What is being asked ::
For this exercise, output only the lines between the "What Chart.js code" line and the "const yTicks = [0, 10, 20, 30, 40, 50, 60];" line, both of them included, and skip all pictures.

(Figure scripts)
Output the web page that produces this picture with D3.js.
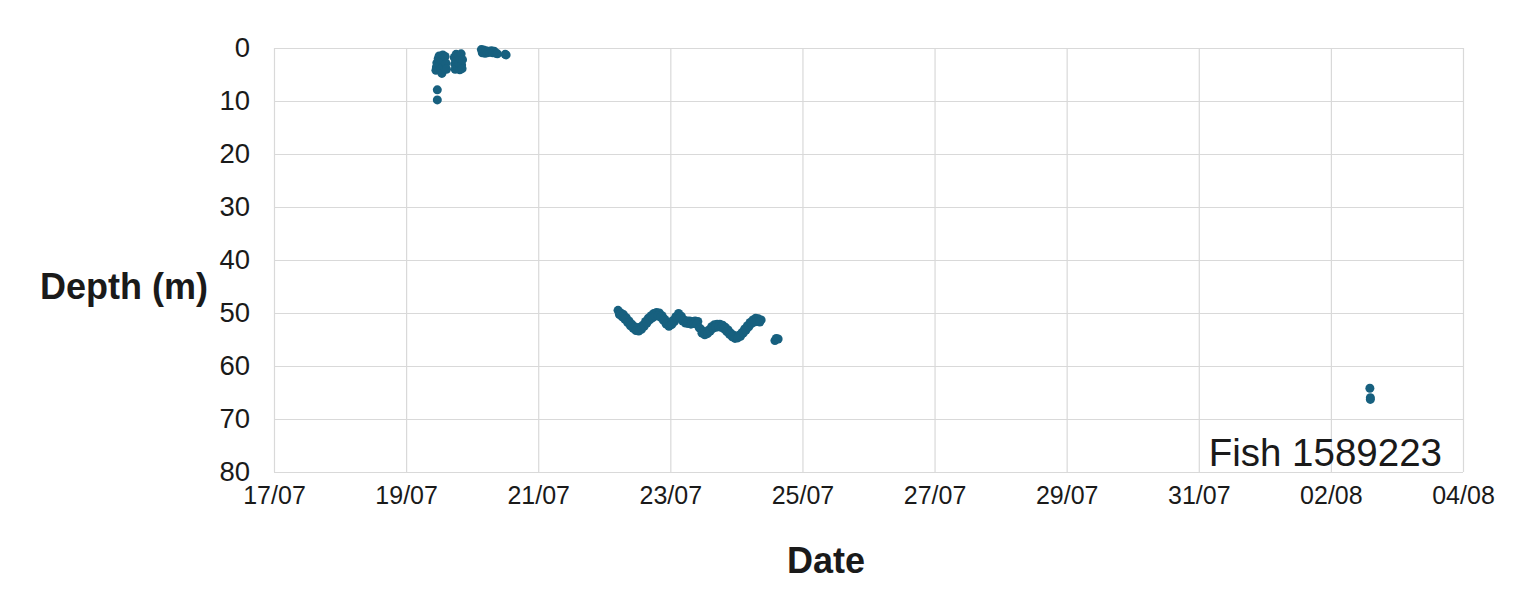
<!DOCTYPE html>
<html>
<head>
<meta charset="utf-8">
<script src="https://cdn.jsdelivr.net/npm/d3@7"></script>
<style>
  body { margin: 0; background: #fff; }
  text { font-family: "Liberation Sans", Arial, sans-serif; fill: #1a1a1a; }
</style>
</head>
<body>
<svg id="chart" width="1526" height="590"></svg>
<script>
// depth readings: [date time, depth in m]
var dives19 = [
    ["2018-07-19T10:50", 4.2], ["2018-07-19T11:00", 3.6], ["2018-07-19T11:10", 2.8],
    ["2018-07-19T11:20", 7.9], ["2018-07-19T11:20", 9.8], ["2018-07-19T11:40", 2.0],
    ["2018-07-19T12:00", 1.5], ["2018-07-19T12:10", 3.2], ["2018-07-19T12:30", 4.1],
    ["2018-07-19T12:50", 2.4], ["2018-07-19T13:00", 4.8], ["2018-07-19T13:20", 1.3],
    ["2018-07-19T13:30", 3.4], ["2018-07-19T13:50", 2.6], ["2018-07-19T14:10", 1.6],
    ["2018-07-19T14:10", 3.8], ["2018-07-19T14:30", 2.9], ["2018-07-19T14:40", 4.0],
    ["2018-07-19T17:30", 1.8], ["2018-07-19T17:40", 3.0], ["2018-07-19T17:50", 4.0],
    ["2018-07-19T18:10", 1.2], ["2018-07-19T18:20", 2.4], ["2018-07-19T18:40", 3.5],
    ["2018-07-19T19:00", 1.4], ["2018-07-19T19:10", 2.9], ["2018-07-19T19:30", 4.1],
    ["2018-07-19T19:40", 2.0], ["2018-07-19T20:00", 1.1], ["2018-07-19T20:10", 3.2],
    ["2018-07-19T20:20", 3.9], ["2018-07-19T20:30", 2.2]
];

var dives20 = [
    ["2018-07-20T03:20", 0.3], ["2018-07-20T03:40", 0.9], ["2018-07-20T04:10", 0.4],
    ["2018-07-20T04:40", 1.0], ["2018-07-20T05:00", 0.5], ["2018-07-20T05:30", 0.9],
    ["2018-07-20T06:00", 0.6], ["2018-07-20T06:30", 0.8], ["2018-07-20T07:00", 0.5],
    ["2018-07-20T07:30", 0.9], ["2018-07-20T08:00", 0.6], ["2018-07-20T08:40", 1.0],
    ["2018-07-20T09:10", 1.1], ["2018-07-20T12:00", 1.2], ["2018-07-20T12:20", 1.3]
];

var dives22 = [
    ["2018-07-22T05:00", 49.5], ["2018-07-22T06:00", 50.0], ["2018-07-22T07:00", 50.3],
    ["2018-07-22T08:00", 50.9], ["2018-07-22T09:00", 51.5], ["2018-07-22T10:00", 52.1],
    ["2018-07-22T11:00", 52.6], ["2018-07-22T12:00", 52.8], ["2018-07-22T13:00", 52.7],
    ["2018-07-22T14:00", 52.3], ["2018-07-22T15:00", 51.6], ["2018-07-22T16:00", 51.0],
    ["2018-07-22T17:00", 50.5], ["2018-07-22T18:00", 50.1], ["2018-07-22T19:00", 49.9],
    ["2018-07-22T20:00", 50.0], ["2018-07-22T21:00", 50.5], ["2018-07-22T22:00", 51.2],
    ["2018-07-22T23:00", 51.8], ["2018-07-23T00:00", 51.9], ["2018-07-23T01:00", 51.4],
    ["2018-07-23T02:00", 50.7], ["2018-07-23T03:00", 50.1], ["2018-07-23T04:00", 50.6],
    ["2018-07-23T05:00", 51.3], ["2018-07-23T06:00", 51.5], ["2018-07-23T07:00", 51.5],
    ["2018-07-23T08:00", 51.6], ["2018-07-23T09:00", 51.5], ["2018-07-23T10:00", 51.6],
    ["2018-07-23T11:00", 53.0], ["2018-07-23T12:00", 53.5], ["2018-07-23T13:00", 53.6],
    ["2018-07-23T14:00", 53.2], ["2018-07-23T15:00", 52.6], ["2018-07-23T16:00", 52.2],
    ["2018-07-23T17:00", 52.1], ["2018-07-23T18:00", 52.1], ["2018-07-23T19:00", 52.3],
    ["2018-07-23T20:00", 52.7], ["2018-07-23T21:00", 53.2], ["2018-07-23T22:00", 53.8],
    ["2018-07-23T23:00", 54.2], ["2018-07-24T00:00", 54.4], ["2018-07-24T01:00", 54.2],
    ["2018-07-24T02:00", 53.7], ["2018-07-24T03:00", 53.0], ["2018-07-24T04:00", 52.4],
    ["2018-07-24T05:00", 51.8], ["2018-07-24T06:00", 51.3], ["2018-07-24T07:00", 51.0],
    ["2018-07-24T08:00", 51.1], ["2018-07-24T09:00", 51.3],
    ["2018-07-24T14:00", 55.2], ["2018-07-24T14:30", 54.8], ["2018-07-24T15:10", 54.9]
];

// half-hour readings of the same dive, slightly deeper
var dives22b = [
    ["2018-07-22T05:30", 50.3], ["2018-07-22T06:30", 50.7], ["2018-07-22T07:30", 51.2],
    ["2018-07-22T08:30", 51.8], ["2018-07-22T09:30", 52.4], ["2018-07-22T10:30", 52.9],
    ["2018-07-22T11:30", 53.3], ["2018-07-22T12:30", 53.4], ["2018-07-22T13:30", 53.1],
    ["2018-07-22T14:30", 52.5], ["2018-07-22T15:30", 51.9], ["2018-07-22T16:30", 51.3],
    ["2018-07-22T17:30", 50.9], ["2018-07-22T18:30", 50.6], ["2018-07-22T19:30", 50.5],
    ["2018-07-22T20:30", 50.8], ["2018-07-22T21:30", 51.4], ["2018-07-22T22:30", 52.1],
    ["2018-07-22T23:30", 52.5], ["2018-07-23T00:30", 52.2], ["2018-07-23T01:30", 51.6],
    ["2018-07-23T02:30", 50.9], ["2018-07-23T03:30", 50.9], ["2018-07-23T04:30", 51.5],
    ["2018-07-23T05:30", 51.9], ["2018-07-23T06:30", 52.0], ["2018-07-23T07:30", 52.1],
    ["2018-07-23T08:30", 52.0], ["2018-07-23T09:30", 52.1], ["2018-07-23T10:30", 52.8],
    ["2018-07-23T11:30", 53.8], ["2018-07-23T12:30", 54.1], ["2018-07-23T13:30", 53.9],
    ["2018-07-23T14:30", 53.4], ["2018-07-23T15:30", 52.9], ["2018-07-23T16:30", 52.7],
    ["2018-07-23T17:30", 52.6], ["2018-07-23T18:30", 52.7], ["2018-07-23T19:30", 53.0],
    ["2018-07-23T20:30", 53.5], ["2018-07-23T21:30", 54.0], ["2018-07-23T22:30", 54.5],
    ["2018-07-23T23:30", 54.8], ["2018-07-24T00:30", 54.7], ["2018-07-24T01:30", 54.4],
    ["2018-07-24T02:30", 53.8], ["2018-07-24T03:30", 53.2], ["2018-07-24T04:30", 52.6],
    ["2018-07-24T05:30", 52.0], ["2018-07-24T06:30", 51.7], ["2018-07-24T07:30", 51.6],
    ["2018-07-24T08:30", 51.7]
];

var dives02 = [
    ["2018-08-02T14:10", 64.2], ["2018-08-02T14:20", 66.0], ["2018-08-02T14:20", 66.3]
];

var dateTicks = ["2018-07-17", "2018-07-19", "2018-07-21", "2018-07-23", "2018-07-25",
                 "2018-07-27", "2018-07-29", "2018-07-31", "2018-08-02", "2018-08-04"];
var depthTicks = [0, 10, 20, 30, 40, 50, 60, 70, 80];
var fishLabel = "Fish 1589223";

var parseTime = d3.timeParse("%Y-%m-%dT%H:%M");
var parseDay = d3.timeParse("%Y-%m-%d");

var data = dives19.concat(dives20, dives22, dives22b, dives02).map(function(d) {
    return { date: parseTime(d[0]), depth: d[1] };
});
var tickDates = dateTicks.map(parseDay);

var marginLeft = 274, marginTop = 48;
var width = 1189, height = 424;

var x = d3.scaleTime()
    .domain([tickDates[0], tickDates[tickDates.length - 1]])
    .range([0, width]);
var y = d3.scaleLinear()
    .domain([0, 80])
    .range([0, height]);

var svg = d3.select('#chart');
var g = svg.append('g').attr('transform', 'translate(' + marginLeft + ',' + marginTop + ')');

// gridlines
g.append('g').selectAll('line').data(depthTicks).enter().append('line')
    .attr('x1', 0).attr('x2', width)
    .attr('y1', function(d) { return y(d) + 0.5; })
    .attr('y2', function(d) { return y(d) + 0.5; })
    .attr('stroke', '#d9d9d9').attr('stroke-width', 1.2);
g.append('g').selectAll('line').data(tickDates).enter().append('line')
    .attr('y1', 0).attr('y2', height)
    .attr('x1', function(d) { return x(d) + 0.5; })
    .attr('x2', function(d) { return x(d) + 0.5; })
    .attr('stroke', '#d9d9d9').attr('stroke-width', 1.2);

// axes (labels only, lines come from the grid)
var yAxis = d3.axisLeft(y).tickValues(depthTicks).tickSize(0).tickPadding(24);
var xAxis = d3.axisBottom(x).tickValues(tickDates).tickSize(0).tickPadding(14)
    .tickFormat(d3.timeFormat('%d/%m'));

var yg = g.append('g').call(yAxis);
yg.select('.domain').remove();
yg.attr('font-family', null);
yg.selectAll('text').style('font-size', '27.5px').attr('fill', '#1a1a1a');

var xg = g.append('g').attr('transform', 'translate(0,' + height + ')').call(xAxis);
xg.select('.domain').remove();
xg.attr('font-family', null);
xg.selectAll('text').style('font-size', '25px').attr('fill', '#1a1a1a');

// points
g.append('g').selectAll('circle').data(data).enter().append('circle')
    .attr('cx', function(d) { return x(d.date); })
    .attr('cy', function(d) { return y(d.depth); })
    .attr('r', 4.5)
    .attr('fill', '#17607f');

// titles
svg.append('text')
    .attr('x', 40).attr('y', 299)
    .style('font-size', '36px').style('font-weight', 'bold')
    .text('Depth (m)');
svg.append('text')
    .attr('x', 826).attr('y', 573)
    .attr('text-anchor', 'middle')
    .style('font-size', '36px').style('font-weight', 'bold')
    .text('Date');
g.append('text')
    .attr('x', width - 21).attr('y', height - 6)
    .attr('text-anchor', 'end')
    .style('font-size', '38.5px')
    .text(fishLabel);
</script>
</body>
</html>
* * *
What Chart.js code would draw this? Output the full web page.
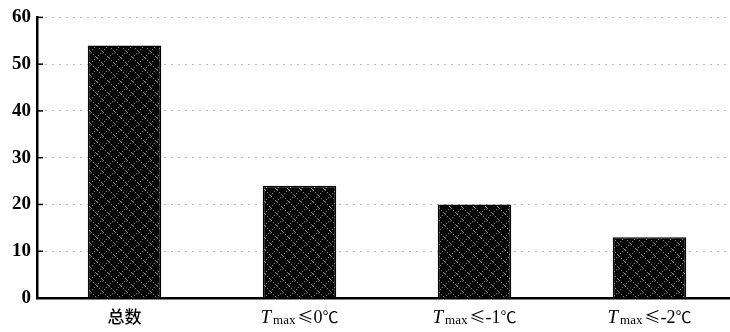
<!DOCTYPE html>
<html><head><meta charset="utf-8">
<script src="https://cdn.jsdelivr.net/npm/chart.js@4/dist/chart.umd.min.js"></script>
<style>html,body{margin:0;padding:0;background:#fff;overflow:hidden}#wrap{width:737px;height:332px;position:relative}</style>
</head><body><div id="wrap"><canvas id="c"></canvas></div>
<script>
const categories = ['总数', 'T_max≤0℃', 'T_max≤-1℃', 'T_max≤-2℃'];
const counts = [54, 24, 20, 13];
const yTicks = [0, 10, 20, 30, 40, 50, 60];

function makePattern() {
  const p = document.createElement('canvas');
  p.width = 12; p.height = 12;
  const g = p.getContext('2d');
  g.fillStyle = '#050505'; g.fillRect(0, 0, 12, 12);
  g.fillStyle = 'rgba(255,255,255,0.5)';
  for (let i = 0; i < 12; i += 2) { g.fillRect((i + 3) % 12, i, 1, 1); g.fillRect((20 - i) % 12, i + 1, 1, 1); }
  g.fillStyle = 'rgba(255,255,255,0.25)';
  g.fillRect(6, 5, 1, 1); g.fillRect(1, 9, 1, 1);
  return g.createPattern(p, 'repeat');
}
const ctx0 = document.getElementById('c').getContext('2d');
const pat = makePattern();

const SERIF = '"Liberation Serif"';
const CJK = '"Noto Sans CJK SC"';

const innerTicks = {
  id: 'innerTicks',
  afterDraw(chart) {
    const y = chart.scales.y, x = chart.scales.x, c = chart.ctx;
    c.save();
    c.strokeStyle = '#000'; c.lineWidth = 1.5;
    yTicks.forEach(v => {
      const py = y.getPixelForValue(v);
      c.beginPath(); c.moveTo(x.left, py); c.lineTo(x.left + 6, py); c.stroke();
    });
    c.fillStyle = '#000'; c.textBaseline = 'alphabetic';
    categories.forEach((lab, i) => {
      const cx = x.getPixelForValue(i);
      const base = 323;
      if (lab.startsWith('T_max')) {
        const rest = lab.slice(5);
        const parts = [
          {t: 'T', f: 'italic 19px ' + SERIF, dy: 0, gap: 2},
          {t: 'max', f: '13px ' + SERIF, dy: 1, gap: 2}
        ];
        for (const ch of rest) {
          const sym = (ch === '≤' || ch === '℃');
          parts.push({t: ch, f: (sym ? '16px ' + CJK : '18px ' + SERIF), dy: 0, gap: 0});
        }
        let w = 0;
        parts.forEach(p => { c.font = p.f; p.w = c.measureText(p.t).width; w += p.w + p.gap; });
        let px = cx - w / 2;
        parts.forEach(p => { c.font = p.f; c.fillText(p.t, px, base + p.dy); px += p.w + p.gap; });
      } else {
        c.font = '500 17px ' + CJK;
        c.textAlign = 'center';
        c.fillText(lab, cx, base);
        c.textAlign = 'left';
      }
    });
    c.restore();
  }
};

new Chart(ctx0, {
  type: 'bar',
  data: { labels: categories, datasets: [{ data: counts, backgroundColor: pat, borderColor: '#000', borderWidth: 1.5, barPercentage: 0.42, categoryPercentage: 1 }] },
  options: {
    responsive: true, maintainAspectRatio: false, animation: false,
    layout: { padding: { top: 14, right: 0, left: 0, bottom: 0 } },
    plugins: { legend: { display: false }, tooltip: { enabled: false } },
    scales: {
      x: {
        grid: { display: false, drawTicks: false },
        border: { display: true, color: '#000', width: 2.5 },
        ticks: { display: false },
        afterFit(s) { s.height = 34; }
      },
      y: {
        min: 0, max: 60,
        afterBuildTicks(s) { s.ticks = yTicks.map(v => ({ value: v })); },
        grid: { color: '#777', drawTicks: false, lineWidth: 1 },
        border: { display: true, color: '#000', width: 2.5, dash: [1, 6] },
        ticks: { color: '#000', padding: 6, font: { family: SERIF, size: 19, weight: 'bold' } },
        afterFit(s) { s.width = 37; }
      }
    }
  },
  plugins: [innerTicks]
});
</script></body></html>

Correct output ::
What Chart.js code would draw this? Output the full web page.
<!DOCTYPE html>
<html><head><meta charset="utf-8">
<script src="https://cdn.jsdelivr.net/npm/chart.js@4/dist/chart.umd.min.js"></script>
<style>html,body{margin:0;padding:0;background:#fff;overflow:hidden}#wrap{width:737px;height:332px;position:relative}</style>
</head><body><div id="wrap"><canvas id="c"></canvas></div>
<script>
const categories = ['总数', 'T_max≤0℃', 'T_max≤-1℃', 'T_max≤-2℃'];
const counts = [54, 24, 20, 13];
const yTicks = [0, 10, 20, 30, 40, 50, 60];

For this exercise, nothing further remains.